Supplied material –
-- START --

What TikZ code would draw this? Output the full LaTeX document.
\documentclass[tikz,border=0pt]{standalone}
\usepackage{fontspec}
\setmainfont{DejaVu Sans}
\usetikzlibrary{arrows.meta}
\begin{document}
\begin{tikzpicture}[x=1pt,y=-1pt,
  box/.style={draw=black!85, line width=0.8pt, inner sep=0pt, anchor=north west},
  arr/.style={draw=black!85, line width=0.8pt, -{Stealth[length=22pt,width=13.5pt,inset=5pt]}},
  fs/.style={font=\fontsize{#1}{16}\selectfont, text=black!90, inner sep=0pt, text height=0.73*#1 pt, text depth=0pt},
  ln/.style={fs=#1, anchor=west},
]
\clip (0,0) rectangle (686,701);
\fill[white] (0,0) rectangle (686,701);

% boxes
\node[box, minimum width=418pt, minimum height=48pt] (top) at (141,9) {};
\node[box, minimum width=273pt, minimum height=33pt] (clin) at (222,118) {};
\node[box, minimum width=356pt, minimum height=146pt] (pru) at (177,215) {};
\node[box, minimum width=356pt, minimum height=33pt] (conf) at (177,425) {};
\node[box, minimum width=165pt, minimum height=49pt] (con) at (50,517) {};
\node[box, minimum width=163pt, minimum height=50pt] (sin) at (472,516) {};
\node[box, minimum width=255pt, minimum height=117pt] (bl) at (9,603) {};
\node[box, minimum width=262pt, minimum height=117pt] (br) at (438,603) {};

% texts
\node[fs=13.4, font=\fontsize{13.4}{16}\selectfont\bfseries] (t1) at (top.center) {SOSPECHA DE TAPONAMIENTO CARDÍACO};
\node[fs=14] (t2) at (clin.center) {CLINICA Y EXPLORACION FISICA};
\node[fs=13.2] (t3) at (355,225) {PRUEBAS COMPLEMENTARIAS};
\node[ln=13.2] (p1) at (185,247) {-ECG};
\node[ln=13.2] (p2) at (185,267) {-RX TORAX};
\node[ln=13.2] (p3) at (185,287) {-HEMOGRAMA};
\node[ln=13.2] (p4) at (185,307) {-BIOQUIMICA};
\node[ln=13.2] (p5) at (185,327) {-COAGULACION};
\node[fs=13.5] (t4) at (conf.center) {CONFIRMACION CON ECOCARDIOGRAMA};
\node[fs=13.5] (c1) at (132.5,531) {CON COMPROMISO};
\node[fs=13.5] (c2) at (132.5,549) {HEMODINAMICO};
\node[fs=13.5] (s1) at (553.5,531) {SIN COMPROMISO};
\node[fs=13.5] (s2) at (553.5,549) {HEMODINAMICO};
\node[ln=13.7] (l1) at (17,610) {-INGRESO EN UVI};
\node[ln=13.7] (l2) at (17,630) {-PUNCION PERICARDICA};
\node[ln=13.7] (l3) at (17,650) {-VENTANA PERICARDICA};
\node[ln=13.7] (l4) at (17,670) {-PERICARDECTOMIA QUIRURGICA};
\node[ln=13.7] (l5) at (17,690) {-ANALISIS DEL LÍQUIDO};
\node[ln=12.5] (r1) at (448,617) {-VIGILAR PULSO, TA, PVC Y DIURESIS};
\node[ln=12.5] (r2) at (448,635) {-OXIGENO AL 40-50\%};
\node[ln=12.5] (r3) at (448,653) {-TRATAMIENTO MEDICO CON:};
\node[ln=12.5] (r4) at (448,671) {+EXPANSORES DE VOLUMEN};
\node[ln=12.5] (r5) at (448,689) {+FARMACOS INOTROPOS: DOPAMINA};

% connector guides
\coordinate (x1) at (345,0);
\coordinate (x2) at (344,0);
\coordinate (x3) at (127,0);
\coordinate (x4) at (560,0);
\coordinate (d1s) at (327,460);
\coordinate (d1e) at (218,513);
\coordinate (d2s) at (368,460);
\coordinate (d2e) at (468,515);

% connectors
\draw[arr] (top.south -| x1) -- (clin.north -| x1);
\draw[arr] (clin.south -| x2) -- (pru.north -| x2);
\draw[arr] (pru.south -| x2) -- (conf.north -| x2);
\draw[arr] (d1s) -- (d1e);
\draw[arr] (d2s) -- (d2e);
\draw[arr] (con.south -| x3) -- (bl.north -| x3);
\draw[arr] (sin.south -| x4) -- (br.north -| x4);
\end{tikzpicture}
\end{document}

-- END --

Task instructions –
Repeat the material above exactly.

Output –
What TikZ code would draw this? Output the full LaTeX document.
\documentclass[tikz,border=0pt]{standalone}
\usepackage{fontspec}
\setmainfont{DejaVu Sans}
\usetikzlibrary{arrows.meta}
\begin{document}
\begin{tikzpicture}[x=1pt,y=-1pt,
  box/.style={draw=black!85, line width=0.8pt, inner sep=0pt, anchor=north west},
  arr/.style={draw=black!85, line width=0.8pt, -{Stealth[length=22pt,width=13.5pt,inset=5pt]}},
  fs/.style={font=\fontsize{#1}{16}\selectfont, text=black!90, inner sep=0pt, text height=0.73*#1 pt, text depth=0pt},
  ln/.style={fs=#1, anchor=west},
]
\clip (0,0) rectangle (686,701);
\fill[white] (0,0) rectangle (686,701);

% boxes
\node[box, minimum width=418pt, minimum height=48pt] (top) at (141,9) {};
\node[box, minimum width=273pt, minimum height=33pt] (clin) at (222,118) {};
\node[box, minimum width=356pt, minimum height=146pt] (pru) at (177,215) {};
\node[box, minimum width=356pt, minimum height=33pt] (conf) at (177,425) {};
\node[box, minimum width=165pt, minimum height=49pt] (con) at (50,517) {};
\node[box, minimum width=163pt, minimum height=50pt] (sin) at (472,516) {};
\node[box, minimum width=255pt, minimum height=117pt] (bl) at (9,603) {};
\node[box, minimum width=262pt, minimum height=117pt] (br) at (438,603) {};

% texts
\node[fs=13.4, font=\fontsize{13.4}{16}\selectfont\bfseries] (t1) at (top.center) {SOSPECHA DE TAPONAMIENTO CARDÍACO};
\node[fs=14] (t2) at (clin.center) {CLINICA Y EXPLORACION FISICA};
\node[fs=13.2] (t3) at (355,225) {PRUEBAS COMPLEMENTARIAS};
\node[ln=13.2] (p1) at (185,247) {-ECG};
\node[ln=13.2] (p2) at (185,267) {-RX TORAX};
\node[ln=13.2] (p3) at (185,287) {-HEMOGRAMA};
\node[ln=13.2] (p4) at (185,307) {-BIOQUIMICA};
\node[ln=13.2] (p5) at (185,327) {-COAGULACION};
\node[fs=13.5] (t4) at (conf.center) {CONFIRMACION CON ECOCARDIOGRAMA};
\node[fs=13.5] (c1) at (132.5,531) {CON COMPROMISO};
\node[fs=13.5] (c2) at (132.5,549) {HEMODINAMICO};
\node[fs=13.5] (s1) at (553.5,531) {SIN COMPROMISO};
\node[fs=13.5] (s2) at (553.5,549) {HEMODINAMICO};
\node[ln=13.7] (l1) at (17,610) {-INGRESO EN UVI};
\node[ln=13.7] (l2) at (17,630) {-PUNCION PERICARDICA};
\node[ln=13.7] (l3) at (17,650) {-VENTANA PERICARDICA};
\node[ln=13.7] (l4) at (17,670) {-PERICARDECTOMIA QUIRURGICA};
\node[ln=13.7] (l5) at (17,690) {-ANALISIS DEL LÍQUIDO};
\node[ln=12.5] (r1) at (448,617) {-VIGILAR PULSO, TA, PVC Y DIURESIS};
\node[ln=12.5] (r2) at (448,635) {-OXIGENO AL 40-50\%};
\node[ln=12.5] (r3) at (448,653) {-TRATAMIENTO MEDICO CON:};
\node[ln=12.5] (r4) at (448,671) {+EXPANSORES DE VOLUMEN};
\node[ln=12.5] (r5) at (448,689) {+FARMACOS INOTROPOS: DOPAMINA};

% connector guides
\coordinate (x1) at (345,0);
\coordinate (x2) at (344,0);
\coordinate (x3) at (127,0);
\coordinate (x4) at (560,0);
\coordinate (d1s) at (327,460);
\coordinate (d1e) at (218,513);
\coordinate (d2s) at (368,460);
\coordinate (d2e) at (468,515);

% connectors
\draw[arr] (top.south -| x1) -- (clin.north -| x1);
\draw[arr] (clin.south -| x2) -- (pru.north -| x2);
\draw[arr] (pru.south -| x2) -- (conf.north -| x2);
\draw[arr] (d1s) -- (d1e);
\draw[arr] (d2s) -- (d2e);
\draw[arr] (con.south -| x3) -- (bl.north -| x3);
\draw[arr] (sin.south -| x4) -- (br.north -| x4);
\end{tikzpicture}
\end{document}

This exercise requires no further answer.